## PROBLEM DESCRIPTION
Reproduce each line bearing the word "matplotlib".

## SUPPLIED INFORMATION
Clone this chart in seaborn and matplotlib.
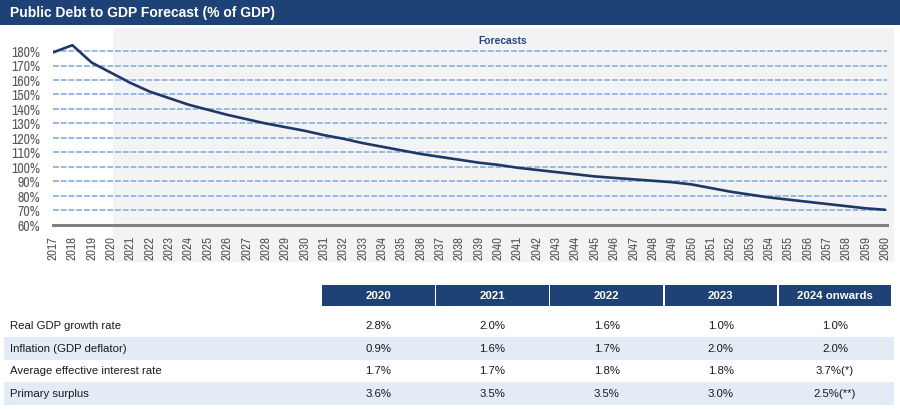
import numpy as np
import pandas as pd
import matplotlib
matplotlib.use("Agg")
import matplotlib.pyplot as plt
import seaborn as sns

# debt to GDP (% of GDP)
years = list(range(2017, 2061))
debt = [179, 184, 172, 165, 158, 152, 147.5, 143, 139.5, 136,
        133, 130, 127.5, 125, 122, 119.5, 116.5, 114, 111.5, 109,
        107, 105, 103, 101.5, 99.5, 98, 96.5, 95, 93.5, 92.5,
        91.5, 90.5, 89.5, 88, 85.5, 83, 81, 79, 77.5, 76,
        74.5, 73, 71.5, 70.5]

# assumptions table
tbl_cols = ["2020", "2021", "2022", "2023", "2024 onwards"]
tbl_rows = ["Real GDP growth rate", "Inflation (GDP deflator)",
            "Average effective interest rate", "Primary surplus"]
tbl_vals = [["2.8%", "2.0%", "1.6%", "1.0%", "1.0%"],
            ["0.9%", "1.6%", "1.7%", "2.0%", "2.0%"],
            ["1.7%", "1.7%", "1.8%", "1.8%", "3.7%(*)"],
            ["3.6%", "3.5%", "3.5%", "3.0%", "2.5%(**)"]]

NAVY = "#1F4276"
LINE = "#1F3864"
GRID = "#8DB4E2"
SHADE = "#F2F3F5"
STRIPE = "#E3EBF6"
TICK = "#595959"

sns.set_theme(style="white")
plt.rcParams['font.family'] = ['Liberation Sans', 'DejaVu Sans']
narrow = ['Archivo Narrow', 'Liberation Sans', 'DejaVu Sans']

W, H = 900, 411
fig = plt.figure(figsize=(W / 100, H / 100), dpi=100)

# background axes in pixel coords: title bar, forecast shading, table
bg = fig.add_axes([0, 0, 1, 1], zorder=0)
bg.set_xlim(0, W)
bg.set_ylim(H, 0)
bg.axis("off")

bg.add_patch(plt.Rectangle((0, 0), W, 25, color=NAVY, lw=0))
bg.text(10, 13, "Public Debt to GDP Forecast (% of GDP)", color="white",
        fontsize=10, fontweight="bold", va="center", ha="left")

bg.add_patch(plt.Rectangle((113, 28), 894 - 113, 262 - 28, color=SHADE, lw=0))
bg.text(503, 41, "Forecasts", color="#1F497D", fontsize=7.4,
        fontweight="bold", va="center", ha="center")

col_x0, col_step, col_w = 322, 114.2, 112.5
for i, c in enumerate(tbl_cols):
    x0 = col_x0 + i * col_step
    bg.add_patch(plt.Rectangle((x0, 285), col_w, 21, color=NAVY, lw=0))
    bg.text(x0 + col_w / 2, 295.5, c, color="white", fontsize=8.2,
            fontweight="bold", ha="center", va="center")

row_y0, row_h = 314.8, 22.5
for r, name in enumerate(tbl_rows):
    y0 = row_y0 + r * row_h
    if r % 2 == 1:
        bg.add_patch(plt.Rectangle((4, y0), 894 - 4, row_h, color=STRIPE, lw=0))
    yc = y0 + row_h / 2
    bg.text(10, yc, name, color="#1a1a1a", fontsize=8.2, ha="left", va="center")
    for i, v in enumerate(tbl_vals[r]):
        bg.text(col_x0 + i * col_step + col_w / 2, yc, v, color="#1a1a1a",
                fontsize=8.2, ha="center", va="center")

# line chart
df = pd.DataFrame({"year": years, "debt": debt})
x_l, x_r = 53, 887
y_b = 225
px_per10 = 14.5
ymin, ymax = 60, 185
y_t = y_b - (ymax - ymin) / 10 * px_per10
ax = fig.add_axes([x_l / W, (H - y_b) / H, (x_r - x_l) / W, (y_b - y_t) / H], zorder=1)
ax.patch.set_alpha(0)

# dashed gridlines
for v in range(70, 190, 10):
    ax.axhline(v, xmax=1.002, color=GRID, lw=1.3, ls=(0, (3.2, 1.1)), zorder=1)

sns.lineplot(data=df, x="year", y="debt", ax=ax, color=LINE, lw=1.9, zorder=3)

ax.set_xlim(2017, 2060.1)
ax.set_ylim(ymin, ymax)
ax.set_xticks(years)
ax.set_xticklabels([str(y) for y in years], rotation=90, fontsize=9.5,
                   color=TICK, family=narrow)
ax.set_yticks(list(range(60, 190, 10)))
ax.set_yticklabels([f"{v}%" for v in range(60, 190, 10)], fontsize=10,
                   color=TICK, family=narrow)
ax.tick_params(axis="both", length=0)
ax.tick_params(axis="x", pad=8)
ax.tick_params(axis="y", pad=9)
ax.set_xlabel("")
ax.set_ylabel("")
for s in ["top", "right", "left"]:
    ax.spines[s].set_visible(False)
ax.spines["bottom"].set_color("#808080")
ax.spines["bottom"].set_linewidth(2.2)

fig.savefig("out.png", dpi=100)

## FINAL ANSWER
Clone this chart in seaborn and matplotlib.
import matplotlib
matplotlib.use("Agg")
import matplotlib.pyplot as plt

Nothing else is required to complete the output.